12th June 2026
National Insurance (NI) behaves like a “stealth” tax in practice. It raises revenue from earnings, is visible as a payroll deduction, and increasingly functions like a second income tax rather than a narrowly hypothecated social‑insurance contribution.
Purpose vs reality
NI is presented as funding the State Pension and some benefits, but receipts flow into general government revenue and are used alongside income tax.
How it’s charged
NI is calculated on earnings per pay period and uses different thresholds and rates to income tax, so its effects differ from income tax.
Recent policy moves
Changes to thresholds and employer rates have shifted who pays and how much — making NI a more significant cost for some households and employers.
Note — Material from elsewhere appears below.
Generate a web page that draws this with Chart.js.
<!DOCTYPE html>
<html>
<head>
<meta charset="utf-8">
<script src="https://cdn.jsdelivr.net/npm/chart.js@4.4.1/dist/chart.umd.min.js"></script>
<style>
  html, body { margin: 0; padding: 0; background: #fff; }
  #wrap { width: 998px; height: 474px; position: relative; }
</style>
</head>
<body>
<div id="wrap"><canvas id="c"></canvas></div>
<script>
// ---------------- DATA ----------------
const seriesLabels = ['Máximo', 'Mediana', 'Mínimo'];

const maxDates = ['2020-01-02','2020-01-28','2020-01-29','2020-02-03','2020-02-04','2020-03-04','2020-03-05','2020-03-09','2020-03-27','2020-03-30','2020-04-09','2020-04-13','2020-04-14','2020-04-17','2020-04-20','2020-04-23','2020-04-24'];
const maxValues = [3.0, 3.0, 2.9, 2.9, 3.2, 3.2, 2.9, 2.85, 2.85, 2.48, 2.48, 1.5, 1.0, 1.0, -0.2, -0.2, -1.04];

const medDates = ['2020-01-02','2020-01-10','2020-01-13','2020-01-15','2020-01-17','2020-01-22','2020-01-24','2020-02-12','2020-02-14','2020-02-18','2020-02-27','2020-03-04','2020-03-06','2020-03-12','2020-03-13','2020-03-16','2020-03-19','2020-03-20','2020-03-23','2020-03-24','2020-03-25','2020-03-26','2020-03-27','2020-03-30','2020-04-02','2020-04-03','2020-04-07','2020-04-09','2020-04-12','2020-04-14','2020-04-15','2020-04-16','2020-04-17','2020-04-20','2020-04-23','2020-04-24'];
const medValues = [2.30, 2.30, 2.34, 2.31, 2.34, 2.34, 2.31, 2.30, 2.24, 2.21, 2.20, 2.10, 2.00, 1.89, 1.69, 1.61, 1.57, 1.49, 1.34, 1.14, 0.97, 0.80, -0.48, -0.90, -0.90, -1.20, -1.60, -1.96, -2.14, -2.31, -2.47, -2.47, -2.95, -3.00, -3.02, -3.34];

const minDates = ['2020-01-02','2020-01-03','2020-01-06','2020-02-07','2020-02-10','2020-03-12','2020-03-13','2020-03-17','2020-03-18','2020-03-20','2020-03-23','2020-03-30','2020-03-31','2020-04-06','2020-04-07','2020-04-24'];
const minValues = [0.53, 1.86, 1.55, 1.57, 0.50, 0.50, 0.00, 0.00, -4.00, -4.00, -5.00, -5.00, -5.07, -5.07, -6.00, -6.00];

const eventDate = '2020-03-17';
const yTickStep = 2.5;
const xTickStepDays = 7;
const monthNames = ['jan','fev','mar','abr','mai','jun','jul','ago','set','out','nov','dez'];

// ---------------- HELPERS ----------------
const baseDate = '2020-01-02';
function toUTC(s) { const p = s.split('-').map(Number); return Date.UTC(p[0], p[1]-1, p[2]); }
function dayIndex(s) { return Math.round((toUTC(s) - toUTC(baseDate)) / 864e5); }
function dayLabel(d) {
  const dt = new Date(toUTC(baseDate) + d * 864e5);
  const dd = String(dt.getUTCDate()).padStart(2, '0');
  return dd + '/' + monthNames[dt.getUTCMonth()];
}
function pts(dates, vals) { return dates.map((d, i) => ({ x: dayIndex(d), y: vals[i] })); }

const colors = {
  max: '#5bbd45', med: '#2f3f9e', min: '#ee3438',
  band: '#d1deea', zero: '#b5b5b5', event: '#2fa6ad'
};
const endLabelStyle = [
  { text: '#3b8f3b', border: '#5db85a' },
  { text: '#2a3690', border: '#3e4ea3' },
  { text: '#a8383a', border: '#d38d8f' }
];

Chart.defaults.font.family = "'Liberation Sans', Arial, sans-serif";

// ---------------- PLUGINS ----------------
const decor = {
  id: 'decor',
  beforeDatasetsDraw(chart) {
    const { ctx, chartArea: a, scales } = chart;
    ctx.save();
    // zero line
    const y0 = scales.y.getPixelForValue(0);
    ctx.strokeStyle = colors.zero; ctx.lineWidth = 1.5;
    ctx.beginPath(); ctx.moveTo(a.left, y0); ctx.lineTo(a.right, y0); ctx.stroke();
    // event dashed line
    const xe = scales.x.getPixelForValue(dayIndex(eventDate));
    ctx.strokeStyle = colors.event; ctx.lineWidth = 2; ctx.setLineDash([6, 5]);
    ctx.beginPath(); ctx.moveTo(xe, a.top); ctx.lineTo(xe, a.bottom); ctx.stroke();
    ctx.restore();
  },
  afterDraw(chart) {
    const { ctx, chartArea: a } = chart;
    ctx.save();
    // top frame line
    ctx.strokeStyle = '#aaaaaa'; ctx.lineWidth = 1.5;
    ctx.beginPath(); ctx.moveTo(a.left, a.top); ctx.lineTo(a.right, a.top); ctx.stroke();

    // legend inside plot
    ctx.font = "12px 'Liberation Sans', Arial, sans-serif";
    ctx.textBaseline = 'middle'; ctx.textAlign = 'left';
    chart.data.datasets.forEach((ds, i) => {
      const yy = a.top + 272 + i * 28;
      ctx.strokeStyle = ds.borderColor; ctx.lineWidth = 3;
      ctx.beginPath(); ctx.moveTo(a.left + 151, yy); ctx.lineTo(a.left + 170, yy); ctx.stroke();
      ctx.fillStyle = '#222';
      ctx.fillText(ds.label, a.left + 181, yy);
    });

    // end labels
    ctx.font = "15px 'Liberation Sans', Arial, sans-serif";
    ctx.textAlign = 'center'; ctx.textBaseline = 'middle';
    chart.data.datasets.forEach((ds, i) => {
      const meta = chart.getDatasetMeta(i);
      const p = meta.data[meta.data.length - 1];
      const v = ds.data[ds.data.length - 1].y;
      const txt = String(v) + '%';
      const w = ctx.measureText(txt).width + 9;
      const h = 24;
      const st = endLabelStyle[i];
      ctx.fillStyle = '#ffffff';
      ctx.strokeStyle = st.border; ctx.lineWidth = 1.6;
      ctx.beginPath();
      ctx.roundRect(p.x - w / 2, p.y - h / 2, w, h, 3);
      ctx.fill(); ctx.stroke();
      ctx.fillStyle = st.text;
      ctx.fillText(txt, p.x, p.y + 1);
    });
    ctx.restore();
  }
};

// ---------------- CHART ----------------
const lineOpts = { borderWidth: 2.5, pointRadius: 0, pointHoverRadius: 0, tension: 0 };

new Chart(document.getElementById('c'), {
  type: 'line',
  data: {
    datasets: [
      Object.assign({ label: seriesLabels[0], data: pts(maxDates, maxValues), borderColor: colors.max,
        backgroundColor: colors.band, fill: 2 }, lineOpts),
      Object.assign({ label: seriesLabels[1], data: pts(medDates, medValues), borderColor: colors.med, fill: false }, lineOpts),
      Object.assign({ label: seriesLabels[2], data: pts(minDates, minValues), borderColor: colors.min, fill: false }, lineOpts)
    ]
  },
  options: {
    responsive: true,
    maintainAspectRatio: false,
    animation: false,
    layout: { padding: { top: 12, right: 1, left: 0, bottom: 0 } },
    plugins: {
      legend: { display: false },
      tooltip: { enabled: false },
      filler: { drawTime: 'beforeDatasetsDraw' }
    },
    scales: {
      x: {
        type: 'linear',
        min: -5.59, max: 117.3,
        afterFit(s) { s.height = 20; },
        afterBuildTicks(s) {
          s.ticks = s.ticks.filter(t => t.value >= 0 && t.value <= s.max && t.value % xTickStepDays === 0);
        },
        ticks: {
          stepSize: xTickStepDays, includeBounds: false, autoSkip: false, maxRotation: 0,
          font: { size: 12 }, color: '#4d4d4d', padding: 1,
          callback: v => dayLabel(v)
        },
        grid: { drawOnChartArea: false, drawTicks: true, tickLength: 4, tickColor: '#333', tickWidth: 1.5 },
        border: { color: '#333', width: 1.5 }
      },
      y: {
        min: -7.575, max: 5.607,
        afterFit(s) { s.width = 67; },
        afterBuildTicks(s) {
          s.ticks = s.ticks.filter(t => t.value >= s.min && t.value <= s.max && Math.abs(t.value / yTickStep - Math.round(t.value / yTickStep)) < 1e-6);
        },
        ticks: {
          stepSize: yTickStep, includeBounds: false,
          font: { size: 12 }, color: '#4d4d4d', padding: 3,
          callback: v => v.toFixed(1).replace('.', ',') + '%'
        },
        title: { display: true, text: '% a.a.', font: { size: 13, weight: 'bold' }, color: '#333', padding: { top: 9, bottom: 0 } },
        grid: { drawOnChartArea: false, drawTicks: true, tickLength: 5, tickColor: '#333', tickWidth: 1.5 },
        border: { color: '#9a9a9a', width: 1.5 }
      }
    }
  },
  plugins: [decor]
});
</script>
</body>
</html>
Why people call NI a “stealth” tax
It functions like a second income tax. For many employees the combined marginal rate (income tax + NI) is what matters — NI increases take-home pay down just as a rate rise would.
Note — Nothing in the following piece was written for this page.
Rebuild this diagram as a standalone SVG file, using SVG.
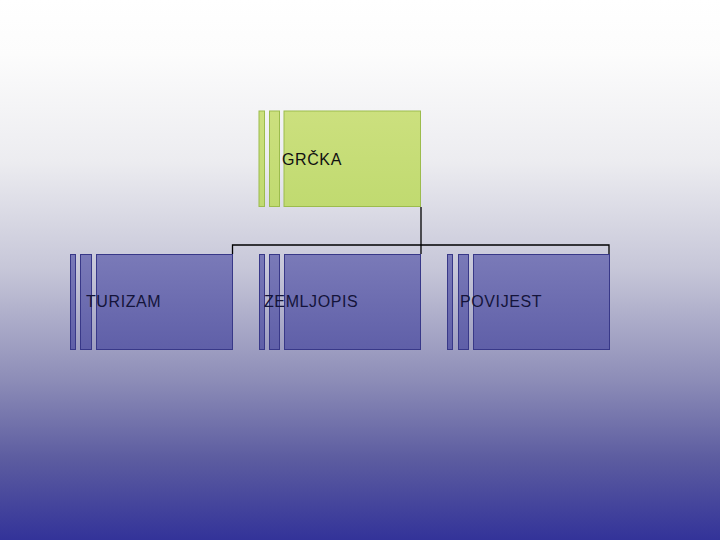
<svg xmlns="http://www.w3.org/2000/svg" width="720" height="540" viewBox="0 0 720 540">
<defs>
<linearGradient id="bg" x1="0" y1="0" x2="0" y2="1">
<stop offset="0" stop-color="#ffffff"/>
<stop offset="0.1" stop-color="#fcfcfc"/>
<stop offset="0.3" stop-color="#ececf0"/>
<stop offset="0.5" stop-color="#c6c6d8"/>
<stop offset="0.7" stop-color="#8e8eb8"/>
<stop offset="0.85" stop-color="#5c5ca0"/>
<stop offset="1" stop-color="#333399"/>
</linearGradient>
<linearGradient id="blue" x1="0" y1="0" x2="0" y2="1">
<stop offset="0" stop-color="#7a7ab8"/>
<stop offset="1" stop-color="#5f5fa8"/>
</linearGradient>
<linearGradient id="green" x1="0" y1="0" x2="0" y2="1">
<stop offset="0" stop-color="#cce07e"/>
<stop offset="1" stop-color="#c0da70"/>
</linearGradient>
<style>
.g{fill:url(#green);stroke:#9cbc4c;stroke-width:1}
.b{fill:url(#blue);stroke:#383888;stroke-width:1}
.t{font-family:"Liberation Sans",Arial,sans-serif;font-size:16px;letter-spacing:0.6px}
.tb{fill:#14143a}
.tg{fill:#111111}
.c{fill:none;stroke:#000000;stroke-width:1.3}
</style>
</defs>
<rect x="0" y="0" width="720" height="540" fill="url(#bg)"/>
<g id="connectors">
<path class="c" d="M421,207 V245"/>
<path class="c" d="M232.5,254 V245 H609 V254"/>
<path class="c" d="M421,245 V254" stroke-width="0.8"/>
</g>
<g id="node-grcka">
<rect class="g" x="259" y="111" width="5.5" height="95.5"/>
<rect class="g" x="269.5" y="111" width="10" height="95.5"/>
<rect class="g" x="284" y="111" width="136.5" height="95.5"/>
<text class="t tg" x="282" y="165">GRČKA</text>
</g>
<g id="node-turizam">
<rect class="b" x="70.5" y="254.5" width="5" height="95"/>
<rect class="b" x="80.5" y="254.5" width="11" height="95"/>
<rect class="b" x="96.5" y="254.5" width="136" height="95"/>
<text class="t tb" x="86" y="307">TURIZAM</text>
</g>
<g id="node-zemljopis">
<rect class="b" x="259.5" y="254.5" width="5" height="95"/>
<rect class="b" x="269.5" y="254.5" width="10" height="95"/>
<rect class="b" x="284.5" y="254.5" width="136" height="95"/>
<text class="t tb" x="264" y="307">ZEMLJOPIS</text>
</g>
<g id="node-povijest">
<rect class="b" x="447.5" y="254.5" width="5" height="95"/>
<rect class="b" x="458.5" y="254.5" width="10" height="95"/>
<rect class="b" x="473.5" y="254.5" width="136" height="95"/>
<text class="t tb" x="460" y="307">POVIJEST</text>
</g>
</svg>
Policy changes can raise revenue quietly. Raising employer NI, lowering thresholds, or freezing uprating increases receipts without headline income‑tax rate changes.
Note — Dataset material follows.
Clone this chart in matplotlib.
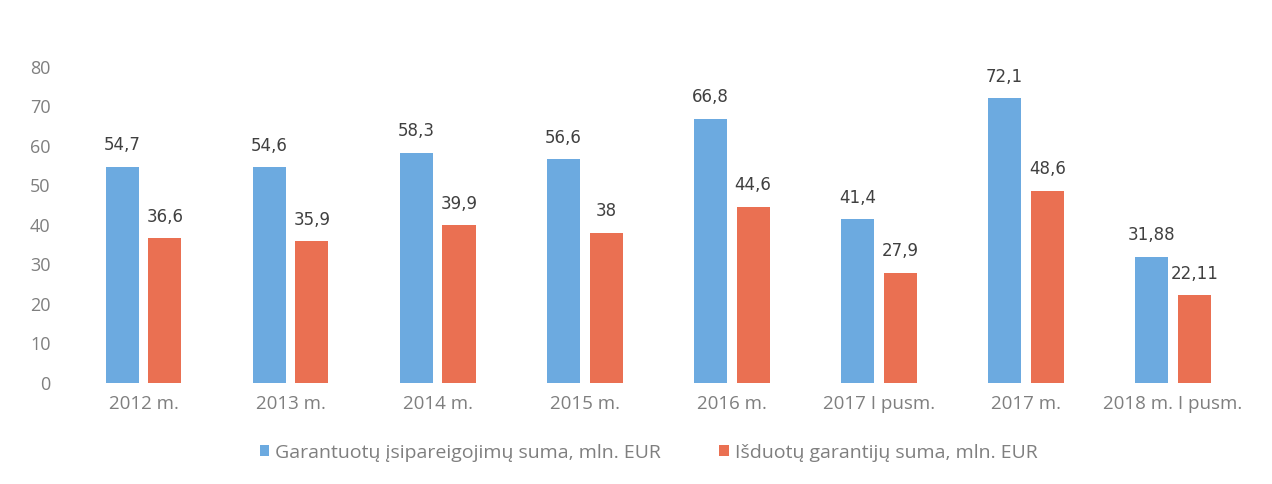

Complexity hides the scale. Different thresholds, classes, and per‑pay‑period calculations make NI less intuitive than income tax, so public attention is lower even when the burden rises.
Risks, trade‑offs and what to watch (practical)
Risk: Treating NI as a stealth revenue source can erode trust if people feel contributions no longer buy the promised benefits.
Economic trade‑off: Higher NI (employee or employer) raises labour costs and can affect hiring, take‑home pay, and wage negotiations.
Distributional effect: NI hits earned income only, so people with large non‑earned income (dividends, rental) can face lower effective NI burdens.
Practical steps for individuals
Check your pay slip and thresholds to see how NI affects marginal rates.
Use tax‑efficient saving (pensions, ISAs) to reduce taxable earnings where appropriate.